BRIEF:
Identify each line in the records below that contains the word "this", and copy it.

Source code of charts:
------------------------------------------------------------

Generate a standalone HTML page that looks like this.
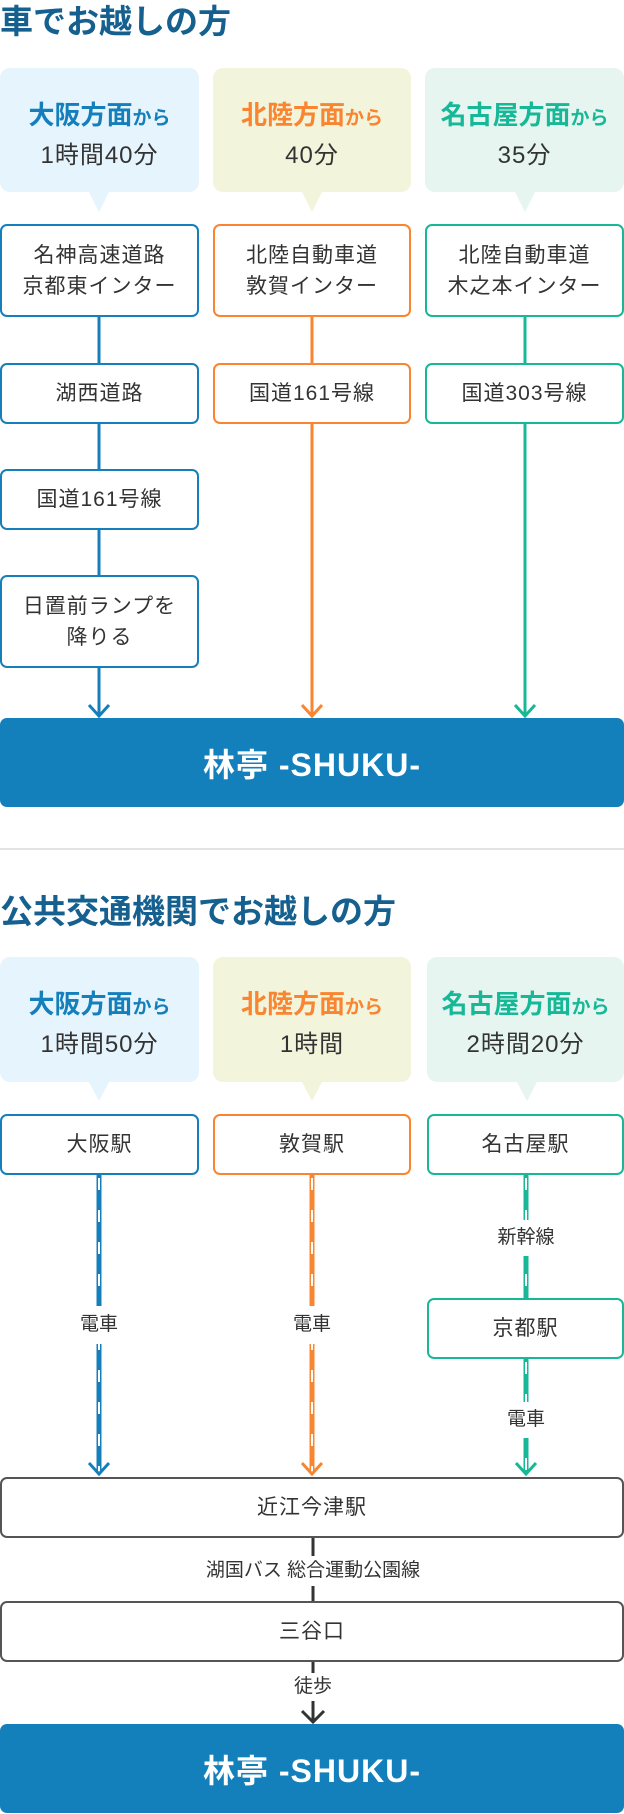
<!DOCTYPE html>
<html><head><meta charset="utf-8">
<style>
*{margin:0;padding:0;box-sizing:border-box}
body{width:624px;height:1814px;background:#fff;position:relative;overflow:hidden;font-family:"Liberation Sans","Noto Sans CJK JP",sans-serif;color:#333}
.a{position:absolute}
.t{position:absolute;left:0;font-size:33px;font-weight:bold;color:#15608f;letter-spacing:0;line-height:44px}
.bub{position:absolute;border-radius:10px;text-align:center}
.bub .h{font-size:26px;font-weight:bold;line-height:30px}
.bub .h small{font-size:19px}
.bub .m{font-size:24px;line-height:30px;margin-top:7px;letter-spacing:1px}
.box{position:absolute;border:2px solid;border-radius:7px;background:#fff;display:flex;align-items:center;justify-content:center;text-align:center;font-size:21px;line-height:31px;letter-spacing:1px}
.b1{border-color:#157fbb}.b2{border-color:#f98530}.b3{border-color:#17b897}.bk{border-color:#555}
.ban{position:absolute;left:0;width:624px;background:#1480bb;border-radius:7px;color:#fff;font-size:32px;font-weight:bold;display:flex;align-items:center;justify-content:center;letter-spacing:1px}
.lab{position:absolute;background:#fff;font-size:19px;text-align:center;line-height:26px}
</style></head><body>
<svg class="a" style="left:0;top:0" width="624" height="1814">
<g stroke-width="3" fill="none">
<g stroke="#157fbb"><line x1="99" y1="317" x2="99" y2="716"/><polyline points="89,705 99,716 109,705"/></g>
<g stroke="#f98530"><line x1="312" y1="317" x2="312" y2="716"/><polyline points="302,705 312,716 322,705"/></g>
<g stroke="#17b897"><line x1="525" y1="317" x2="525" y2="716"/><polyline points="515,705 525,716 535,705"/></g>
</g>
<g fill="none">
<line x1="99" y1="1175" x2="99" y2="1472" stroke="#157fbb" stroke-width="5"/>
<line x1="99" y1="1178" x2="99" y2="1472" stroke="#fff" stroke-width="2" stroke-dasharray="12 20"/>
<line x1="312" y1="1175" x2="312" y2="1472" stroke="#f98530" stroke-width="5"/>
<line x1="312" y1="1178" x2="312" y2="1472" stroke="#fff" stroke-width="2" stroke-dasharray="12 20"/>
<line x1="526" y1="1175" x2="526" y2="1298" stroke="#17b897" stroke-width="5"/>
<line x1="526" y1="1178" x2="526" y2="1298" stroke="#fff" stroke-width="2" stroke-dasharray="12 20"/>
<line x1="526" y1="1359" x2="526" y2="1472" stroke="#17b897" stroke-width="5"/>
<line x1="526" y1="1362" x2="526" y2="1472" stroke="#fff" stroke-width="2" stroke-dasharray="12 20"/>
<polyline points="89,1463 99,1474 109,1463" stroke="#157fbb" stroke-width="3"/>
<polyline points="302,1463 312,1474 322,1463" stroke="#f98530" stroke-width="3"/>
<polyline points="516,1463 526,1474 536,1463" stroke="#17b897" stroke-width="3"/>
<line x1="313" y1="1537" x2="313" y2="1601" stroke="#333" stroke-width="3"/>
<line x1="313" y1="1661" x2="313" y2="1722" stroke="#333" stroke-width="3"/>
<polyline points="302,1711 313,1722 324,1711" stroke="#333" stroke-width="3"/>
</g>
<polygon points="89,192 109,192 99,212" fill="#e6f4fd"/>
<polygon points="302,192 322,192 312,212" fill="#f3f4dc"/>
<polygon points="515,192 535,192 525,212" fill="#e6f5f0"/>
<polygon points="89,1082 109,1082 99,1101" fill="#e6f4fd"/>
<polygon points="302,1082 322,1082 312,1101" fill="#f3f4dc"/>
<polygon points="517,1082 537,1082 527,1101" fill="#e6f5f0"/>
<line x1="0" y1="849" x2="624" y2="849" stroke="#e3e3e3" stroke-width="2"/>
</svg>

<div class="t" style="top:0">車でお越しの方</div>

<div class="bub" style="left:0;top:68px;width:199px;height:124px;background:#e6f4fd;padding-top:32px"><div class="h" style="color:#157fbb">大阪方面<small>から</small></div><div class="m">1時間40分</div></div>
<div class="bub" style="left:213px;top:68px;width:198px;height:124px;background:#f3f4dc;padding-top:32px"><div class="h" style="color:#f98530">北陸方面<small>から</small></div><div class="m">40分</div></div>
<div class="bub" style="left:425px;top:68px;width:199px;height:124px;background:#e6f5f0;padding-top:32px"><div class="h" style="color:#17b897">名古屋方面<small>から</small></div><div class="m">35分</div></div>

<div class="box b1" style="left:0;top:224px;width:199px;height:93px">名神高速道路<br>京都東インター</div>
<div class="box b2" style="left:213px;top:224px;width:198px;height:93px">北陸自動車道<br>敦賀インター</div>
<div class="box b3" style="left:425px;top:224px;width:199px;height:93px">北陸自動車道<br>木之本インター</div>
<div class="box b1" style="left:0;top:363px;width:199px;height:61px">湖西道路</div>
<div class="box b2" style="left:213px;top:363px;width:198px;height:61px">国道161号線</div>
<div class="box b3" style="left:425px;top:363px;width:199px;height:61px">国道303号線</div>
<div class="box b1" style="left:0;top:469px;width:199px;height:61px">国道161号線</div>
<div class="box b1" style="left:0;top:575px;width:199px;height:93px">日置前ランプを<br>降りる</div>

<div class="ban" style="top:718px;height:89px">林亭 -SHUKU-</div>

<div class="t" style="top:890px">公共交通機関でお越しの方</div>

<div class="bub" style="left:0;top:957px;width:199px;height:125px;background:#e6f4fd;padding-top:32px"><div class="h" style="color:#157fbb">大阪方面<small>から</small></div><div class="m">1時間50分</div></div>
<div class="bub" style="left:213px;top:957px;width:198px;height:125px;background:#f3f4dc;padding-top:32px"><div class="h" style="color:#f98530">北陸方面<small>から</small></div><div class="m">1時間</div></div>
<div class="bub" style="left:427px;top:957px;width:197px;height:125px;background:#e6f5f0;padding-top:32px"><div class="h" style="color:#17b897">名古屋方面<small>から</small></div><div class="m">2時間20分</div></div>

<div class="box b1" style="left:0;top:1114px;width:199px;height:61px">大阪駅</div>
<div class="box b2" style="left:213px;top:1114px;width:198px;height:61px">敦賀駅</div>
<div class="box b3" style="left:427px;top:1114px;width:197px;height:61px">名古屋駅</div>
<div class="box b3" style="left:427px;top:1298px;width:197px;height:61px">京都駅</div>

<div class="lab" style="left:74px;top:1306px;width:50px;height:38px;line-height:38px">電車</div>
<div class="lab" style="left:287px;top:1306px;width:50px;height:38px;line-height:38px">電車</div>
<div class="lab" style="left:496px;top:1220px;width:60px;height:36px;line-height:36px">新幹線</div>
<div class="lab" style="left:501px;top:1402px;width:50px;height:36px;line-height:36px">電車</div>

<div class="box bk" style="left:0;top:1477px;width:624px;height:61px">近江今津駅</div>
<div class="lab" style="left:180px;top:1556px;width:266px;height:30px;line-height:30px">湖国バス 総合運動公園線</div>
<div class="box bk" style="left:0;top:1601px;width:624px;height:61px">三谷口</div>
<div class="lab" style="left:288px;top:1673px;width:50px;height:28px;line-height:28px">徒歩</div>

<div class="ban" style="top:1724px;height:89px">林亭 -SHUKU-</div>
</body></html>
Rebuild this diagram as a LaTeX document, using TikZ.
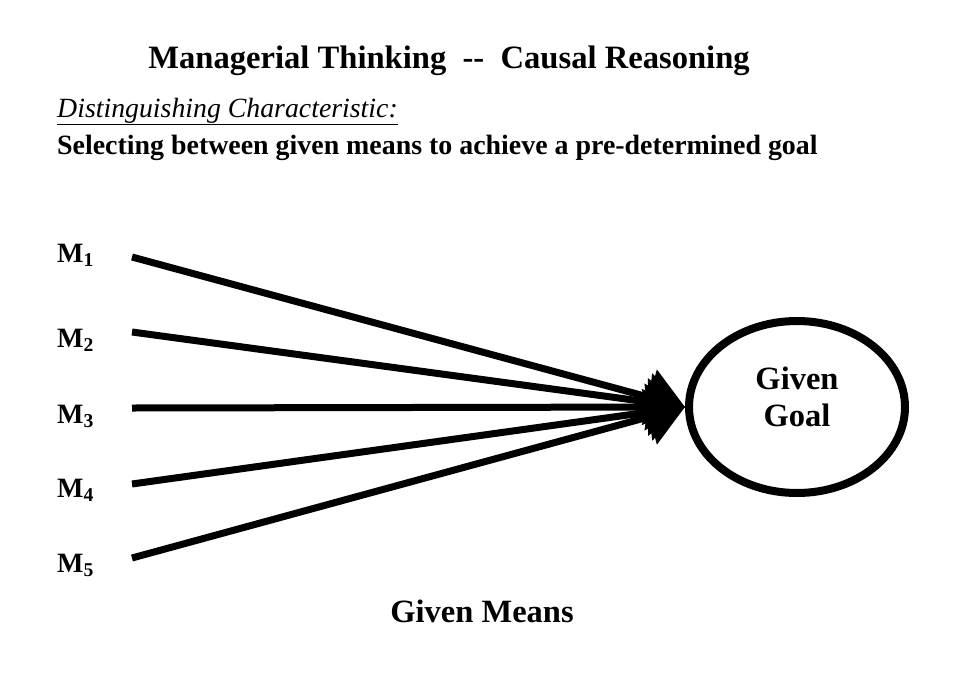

------------------------------------------------------------

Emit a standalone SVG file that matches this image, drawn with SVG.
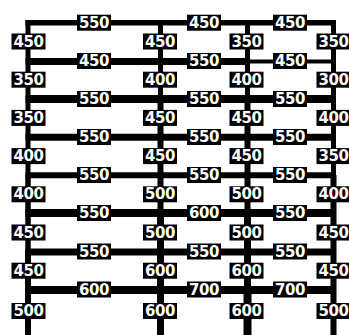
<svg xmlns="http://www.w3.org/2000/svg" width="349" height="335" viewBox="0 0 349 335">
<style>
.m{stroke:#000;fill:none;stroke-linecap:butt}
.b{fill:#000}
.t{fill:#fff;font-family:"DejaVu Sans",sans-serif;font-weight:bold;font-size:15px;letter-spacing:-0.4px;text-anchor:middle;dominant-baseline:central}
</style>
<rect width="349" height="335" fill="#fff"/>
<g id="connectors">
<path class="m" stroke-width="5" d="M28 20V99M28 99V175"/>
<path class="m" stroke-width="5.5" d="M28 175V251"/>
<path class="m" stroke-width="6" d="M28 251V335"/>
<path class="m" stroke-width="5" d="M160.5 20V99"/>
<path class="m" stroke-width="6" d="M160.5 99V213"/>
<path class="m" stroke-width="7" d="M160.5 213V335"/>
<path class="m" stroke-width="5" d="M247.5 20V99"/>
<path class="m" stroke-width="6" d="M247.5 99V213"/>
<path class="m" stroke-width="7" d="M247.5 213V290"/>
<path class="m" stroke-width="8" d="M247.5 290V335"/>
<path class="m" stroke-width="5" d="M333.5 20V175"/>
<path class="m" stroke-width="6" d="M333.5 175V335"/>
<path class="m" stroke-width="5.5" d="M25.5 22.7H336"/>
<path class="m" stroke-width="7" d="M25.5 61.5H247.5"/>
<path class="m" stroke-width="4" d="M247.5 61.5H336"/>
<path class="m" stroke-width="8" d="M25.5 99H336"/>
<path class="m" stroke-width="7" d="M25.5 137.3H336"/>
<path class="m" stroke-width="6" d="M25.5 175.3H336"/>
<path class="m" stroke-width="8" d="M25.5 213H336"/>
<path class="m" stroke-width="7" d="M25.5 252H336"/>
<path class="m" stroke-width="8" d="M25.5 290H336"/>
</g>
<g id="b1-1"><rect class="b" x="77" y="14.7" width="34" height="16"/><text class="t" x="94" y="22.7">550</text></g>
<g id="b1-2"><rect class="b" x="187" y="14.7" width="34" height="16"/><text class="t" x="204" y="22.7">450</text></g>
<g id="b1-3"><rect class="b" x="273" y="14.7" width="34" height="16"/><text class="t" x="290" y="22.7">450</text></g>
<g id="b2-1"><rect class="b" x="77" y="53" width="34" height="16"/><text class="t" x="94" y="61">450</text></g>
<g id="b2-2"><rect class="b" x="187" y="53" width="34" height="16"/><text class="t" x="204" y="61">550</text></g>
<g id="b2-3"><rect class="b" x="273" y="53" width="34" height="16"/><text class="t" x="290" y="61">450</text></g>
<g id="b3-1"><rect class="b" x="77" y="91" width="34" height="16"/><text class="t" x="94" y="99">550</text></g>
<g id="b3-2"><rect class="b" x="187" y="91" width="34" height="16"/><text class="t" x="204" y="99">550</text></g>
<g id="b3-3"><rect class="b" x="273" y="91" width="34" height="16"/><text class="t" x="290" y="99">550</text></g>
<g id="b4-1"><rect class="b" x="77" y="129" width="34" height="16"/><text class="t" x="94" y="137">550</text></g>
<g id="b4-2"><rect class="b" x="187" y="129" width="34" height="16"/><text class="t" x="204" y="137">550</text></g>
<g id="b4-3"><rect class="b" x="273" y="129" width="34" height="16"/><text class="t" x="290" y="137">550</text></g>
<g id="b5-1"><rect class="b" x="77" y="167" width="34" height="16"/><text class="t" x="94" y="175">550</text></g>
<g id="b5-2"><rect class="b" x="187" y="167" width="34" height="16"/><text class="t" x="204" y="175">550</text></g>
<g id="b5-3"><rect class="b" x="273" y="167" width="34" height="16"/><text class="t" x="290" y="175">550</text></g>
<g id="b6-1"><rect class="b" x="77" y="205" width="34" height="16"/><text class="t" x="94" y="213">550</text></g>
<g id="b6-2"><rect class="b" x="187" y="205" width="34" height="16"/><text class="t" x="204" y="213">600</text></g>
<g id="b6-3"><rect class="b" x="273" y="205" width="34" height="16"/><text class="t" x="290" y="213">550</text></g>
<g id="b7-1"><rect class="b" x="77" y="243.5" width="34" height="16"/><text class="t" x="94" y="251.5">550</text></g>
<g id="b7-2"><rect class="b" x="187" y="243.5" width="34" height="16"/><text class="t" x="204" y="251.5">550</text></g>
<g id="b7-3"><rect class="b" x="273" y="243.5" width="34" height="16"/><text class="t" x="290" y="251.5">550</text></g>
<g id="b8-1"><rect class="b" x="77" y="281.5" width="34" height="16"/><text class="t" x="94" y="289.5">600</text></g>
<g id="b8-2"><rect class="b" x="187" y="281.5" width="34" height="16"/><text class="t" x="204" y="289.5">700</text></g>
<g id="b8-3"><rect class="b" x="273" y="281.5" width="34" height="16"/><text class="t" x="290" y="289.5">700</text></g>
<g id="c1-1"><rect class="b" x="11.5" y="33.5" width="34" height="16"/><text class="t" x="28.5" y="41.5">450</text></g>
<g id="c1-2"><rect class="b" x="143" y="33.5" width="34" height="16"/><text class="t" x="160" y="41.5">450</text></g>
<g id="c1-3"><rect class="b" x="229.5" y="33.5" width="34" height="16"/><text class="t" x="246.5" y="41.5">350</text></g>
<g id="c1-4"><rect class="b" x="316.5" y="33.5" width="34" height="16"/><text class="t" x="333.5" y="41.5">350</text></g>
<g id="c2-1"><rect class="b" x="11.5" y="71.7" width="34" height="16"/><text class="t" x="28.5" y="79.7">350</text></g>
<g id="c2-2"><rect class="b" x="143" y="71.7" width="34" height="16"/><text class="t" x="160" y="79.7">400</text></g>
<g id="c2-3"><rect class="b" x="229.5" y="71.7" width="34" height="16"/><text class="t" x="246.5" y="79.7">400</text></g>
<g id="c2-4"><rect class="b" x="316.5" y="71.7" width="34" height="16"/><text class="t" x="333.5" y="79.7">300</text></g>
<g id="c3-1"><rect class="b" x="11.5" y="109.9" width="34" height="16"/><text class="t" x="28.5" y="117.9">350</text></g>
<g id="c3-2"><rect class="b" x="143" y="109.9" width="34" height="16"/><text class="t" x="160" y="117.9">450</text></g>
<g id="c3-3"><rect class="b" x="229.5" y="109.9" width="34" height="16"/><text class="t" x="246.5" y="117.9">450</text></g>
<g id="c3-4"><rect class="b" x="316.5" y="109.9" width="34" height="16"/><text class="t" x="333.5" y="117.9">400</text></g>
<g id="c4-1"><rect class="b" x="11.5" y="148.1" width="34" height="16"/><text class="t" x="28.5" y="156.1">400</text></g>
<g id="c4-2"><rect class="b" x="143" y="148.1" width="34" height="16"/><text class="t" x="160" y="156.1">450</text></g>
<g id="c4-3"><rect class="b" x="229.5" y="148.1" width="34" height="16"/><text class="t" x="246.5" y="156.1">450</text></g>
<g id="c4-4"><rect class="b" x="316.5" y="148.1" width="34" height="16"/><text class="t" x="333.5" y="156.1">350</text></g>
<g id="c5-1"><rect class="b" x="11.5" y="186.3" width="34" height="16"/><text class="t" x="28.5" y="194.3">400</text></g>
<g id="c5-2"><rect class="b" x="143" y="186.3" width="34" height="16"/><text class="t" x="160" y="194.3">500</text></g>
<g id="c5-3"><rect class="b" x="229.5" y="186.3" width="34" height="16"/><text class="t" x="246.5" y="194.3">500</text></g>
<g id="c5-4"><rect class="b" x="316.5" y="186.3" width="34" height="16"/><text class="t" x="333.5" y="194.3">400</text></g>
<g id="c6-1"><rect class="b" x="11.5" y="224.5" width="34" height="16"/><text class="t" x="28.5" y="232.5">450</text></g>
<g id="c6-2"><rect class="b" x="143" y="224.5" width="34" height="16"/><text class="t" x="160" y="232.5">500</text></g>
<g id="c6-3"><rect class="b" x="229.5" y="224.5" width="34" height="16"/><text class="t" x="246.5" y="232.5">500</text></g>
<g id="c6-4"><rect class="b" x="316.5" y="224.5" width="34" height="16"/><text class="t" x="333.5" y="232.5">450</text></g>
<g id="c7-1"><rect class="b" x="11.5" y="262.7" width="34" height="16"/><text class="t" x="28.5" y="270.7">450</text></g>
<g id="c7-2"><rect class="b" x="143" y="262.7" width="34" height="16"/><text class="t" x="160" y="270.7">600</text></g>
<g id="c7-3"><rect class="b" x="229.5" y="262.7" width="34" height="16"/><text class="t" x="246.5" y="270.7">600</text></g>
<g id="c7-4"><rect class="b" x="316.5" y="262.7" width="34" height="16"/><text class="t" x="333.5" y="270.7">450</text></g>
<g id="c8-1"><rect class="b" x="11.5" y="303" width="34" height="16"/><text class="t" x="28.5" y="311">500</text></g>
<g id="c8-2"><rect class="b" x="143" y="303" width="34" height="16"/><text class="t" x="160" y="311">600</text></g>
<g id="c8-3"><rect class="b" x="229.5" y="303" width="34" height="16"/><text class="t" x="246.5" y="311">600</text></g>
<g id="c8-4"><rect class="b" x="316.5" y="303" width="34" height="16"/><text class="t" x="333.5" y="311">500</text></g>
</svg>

------------------------------------------------------------

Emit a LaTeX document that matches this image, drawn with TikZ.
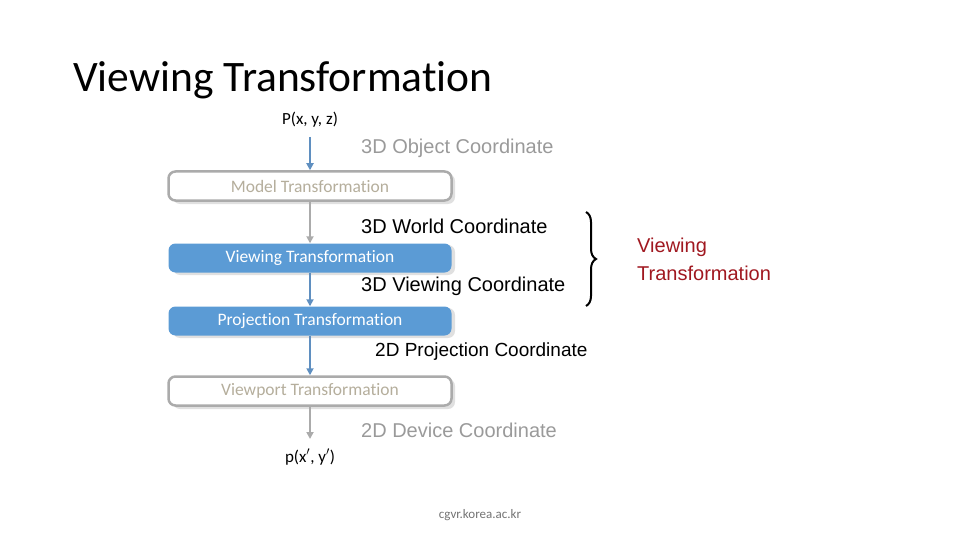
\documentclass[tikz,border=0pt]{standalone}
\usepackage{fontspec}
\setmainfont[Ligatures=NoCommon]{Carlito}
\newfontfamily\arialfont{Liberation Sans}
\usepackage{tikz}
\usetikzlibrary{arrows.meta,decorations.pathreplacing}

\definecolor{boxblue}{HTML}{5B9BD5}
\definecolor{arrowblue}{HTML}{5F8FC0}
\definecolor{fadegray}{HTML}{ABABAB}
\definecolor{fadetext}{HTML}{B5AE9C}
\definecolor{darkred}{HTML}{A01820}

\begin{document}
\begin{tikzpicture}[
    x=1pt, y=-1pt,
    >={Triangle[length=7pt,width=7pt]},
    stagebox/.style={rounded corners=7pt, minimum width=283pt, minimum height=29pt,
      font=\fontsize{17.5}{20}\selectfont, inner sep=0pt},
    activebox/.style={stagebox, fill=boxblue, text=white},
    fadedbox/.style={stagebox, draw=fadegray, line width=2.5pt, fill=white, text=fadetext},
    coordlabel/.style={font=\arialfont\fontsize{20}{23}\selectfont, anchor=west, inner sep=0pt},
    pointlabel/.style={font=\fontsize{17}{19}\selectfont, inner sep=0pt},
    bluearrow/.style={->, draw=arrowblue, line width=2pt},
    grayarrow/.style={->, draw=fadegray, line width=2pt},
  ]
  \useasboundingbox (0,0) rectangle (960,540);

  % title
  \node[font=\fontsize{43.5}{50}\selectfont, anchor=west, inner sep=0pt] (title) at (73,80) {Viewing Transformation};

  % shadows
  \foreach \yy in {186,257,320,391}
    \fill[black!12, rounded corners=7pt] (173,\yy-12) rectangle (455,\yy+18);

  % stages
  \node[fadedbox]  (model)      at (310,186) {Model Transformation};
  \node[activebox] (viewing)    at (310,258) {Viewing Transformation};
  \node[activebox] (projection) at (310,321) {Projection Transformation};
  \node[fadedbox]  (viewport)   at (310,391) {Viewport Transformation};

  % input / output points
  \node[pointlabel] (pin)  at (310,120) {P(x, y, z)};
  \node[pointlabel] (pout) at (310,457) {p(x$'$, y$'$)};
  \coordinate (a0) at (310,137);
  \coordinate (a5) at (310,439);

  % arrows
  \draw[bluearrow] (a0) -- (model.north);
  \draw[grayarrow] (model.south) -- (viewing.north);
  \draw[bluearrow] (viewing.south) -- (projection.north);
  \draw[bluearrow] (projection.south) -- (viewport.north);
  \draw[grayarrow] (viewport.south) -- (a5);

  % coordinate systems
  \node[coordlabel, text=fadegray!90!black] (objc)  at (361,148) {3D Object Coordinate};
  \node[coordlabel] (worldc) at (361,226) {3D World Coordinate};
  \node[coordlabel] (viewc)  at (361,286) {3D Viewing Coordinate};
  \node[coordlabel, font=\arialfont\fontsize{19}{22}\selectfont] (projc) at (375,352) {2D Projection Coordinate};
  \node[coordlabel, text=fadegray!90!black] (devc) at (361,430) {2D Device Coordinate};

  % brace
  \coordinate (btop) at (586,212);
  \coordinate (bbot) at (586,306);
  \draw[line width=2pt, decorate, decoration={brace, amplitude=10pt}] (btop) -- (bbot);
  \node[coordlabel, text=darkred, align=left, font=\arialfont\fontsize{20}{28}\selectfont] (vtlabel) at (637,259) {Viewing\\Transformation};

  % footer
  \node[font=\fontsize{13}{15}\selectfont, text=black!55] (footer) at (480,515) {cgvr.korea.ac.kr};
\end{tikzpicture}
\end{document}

------------------------------------------------------------

SOLUTION BELOW:
Generate a standalone HTML page that looks like this.
Rebuild this diagram as a LaTeX document, using TikZ.
Emit a standalone SVG file that matches this image, drawn with SVG.
Emit a LaTeX document that matches this image, drawn with TikZ.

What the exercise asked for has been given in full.